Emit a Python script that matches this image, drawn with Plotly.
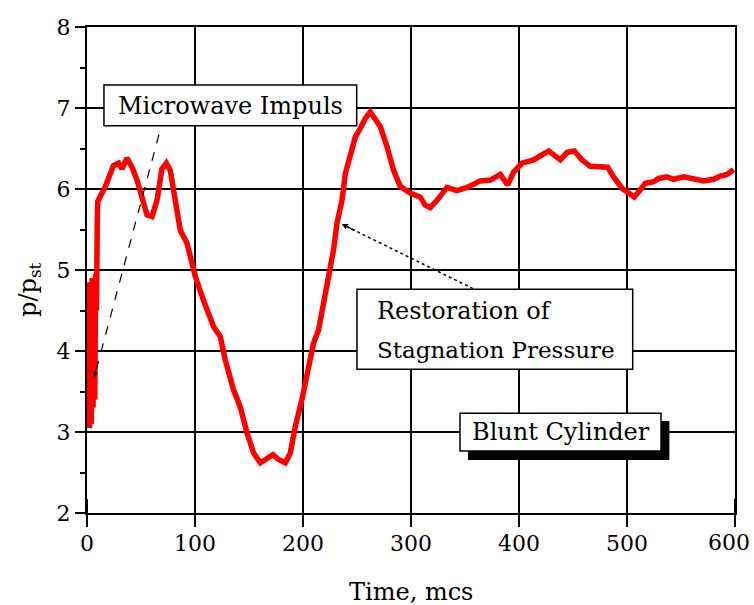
import plotly.graph_objects as go

# ---- data ----
time_mcs = [0, 0.8, 1.6, 2.4, 3.2, 4.0, 4.8, 5.6, 6.4, 7.2, 8.0, 8.8, 9.5, 10, 12, 17, 21.6,
            24.6, 29.3, 32.4, 37, 41.7,
            46.3, 50.9, 55.6, 60.2, 64.8, 69.4, 73.4, 77.1, 81.8, 86.4, 92.6, 100.3, 108,
            114.2, 117.2, 123.4, 128, 135.7, 141.9, 148.1, 154.3, 160.5, 166.7, 172.2, 177.4,
            183.6, 188.2, 192.9, 199, 203.7, 209.8, 214.4, 219.1, 223.7, 228.3, 231.5, 236.1,
            239.2, 243.8, 248.4, 253.1, 257.7, 262.3, 266.9, 271.6, 277.8, 283.9, 290.1,
            299.4, 308.6, 313.2, 317.9, 324.1, 333.3, 342.6, 351.9, 364.2, 373.4, 382.7,
            389.5, 395, 402.8, 413.6, 419.7, 427.4, 438.3, 444.4, 451.2, 458.3, 466, 475.3,
            482, 487.6, 495.3, 501.5, 506.7, 512.3, 516.9, 524.6, 529.3, 537, 543.2, 552.4,
            561.7, 571, 580.2, 586.4, 592.6, 598.7]
p_ratio = [4.85, 3.2, 4.7, 3.05, 4.6, 3.1, 4.9, 3.3, 4.8, 3.4, 4.95, 4.5, 5.6, 5.85, 5.9,
           6.03, 6.19, 6.29, 6.32,
           6.25, 6.38, 6.27, 6.11, 5.88, 5.68, 5.66, 5.86, 6.25, 6.32, 6.23, 5.9, 5.49, 5.33,
           4.92, 4.62, 4.38, 4.30, 4.18, 3.89, 3.52, 3.31, 2.99, 2.74, 2.62, 2.68, 2.72, 2.66,
           2.62, 2.74, 3.07, 3.40, 3.73, 4.10, 4.26, 4.59, 4.92, 5.25, 5.58, 5.86, 6.19, 6.44,
           6.64, 6.75, 6.87, 6.95, 6.87, 6.77, 6.52, 6.23, 6.03, 5.95, 5.90, 5.80, 5.77, 5.86,
           6.02, 5.98, 6.02, 6.10, 6.11, 6.18, 6.05, 6.21, 6.32, 6.36, 6.41, 6.47, 6.36, 6.45,
           6.47, 6.36, 6.28, 6.27, 6.27, 6.15, 6.01, 5.95, 5.90, 5.99, 6.07, 6.09, 6.13, 6.15,
           6.12, 6.15, 6.12, 6.10, 6.12, 6.16, 6.18, 6.24]

x_ticks = [0, 100, 200, 300, 400, 500, 600]
x_tick_text = ["0", "100", "200", "300", "400", "500", ""]
x_last_label = "600"
x_minor = [50, 150, 250, 350, 450, 550]
y_ticks = [2, 3, 4, 5, 6, 7, 8]
y_minor = [2.5, 3.5, 4.5, 5.5, 6.5, 7.5]
x_range = [0, 600]
y_range = [2, 8]

label_microwave = "Microwave Impuls"
label_restore = ["Restoration of", "Stagnation Pressure"]
label_body = "Blunt Cylinder"

FONT = "DejaVu Serif"
PX_PER_Y = 486 / (y_range[1] - y_range[0])

fig = go.Figure()
fig.add_trace(go.Scatter(x=time_mcs, y=p_ratio, mode="lines",
                         line=dict(color="#ff0000", width=5.5), showlegend=False,
                         hoverinfo="skip"))
# x-axis tick marks below the axis line (major and minor)
fig.add_trace(go.Scatter(x=x_ticks, y=[y_range[0]] * len(x_ticks), mode="markers",
                         marker=dict(symbol="line-ns", size=20,
                                     line=dict(color="black", width=2)),
                         cliponaxis=False, showlegend=False, hoverinfo="skip"))
fig.add_trace(go.Scatter(x=x_minor, y=[y_range[0] - 3 / PX_PER_Y] * len(x_minor),
                         mode="markers",
                         marker=dict(symbol="line-ns", size=6,
                                     line=dict(color="black", width=2)),
                         cliponaxis=False, showlegend=False, hoverinfo="skip"))

axis_common = dict(showline=True, linecolor="black", linewidth=2, mirror=True,
                   showgrid=True, gridcolor="black", gridwidth=2, zeroline=False,
                   ticks="outside", ticklen=10, tickwidth=2, tickcolor="black",
                   ticklabeloverflow="allow", automargin=False,
                   tickfont=dict(family=FONT, size=22, color="black"))

fig.update_layout(
    xaxis=dict(range=x_range, tickmode="array", tickvals=x_ticks, ticktext=x_tick_text,
               **axis_common),
    yaxis=dict(range=y_range, tickmode="array", tickvals=y_ticks, **axis_common,
               minor=dict(tickmode="array", tickvals=y_minor, ticks="outside", ticklen=5,
                          tickwidth=2, tickcolor="black", showgrid=False)),
)

shapes = []
# pointer lines
shapes.append(dict(type="line", xref="x", yref="y", x0=66.6, y0=6.67, x1=6.8, y1=3.68,
                   line=dict(color="black", width=1.2, dash="dash"), layer="above"))
shapes.append(dict(type="line", xref="x", yref="y", x0=357.4, y0=4.77, x1=240, y1=5.54,
                   line=dict(color="black", width=1.5, dash="dot"), layer="above"))
# boxes
shapes.append(dict(type="rect", xref="x", yref="y", x0=15.7, x1=249.7, y0=6.781, y1=7.284,
                   fillcolor="white", line=dict(color="black", width=1.5), layer="above"))
shapes.append(dict(type="rect", xref="x", yref="y", x0=250, x1=505.3, y0=3.774, y1=4.762,
                   fillcolor="white", line=dict(color="black", width=1.5), layer="above"))
shapes.append(dict(type="rect", xref="x", yref="y", x0=352.8, x1=539.2, y0=2.654, y1=3.136,
                   fillcolor="black", line=dict(color="black", width=0), layer="above"))
shapes.append(dict(type="rect", xref="x", yref="y", x0=345.4, x1=531.5, y0=2.765, y1=3.231,
                   fillcolor="white", line=dict(color="black", width=1.5), layer="above"))
fig.update_layout(shapes=shapes)

tf = dict(family=FONT, size=24, color="black")
ann = [
    dict(x=132.7, y=7.03, xref="x", yref="y", text=label_microwave, showarrow=False,
         font=tf, xanchor="center", yanchor="middle"),
    dict(x=266.7, y=4.50, xref="x", yref="y", text=label_restore[0], showarrow=False,
         font=tf, xanchor="left", yanchor="middle"),
    dict(x=266.7, y=4.01, xref="x", yref="y", text=label_restore[1], showarrow=False,
         font=dict(family=FONT, size=23, color="black"), xanchor="left", yanchor="middle"),
    dict(x=438.5, y=3.0, xref="x", yref="y", text=label_body, showarrow=False,
         font=tf, xanchor="center", yanchor="middle"),
    # last x tick label, kept inside the page
    dict(x=1.0262, y=-0.0617, xref="paper", yref="paper", text=x_last_label,
         showarrow=False, font=dict(family=FONT, size=22, color="black"),
         xanchor="right", yanchor="middle"),
    # arrow heads
    dict(x=235.8, y=5.568, ax=249, ay=5.48, xref="x", yref="y", axref="x", ayref="y",
         text="", showarrow=True, arrowhead=2, arrowsize=1, arrowwidth=1.2,
         arrowcolor="black"),
    dict(x=6.8, y=3.68, ax=8.9, ay=3.78, xref="x", yref="y", axref="x", ayref="y",
         text="", showarrow=True, arrowhead=2, arrowsize=0.8, arrowwidth=1.2,
         arrowcolor="black"),
    # axis titles
    dict(x=0.5, y=-0.162, xref="paper", yref="paper", text="Time, mcs", showarrow=False,
         font=tf, xanchor="center", yanchor="middle"),
    dict(x=-0.088, y=0.459, xref="paper", yref="paper", text="p/p<sub>st</sub>",
         showarrow=False, font=tf, textangle=-90, xanchor="center", yanchor="middle"),
]
fig.update_layout(annotations=ann)

fig.update_layout(width=754, height=605, margin=dict(l=87, r=19, t=27, b=92),
                  paper_bgcolor="white", plot_bgcolor="white",
                  font=dict(family=FONT, color="black"))

fig.write_html("out.html")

┄┄┄┄┄┄┄┄┄┄

**INSTRUCTIONS TO FOLLOW**: Skip the pictures and restate exactly the lines from the beginning of the listing to the line with "import plotly.graph_objects as go", that line included.

**OUTPUT**:
Emit a Python script that matches this image, drawn with Plotly.
import plotly.graph_objects as go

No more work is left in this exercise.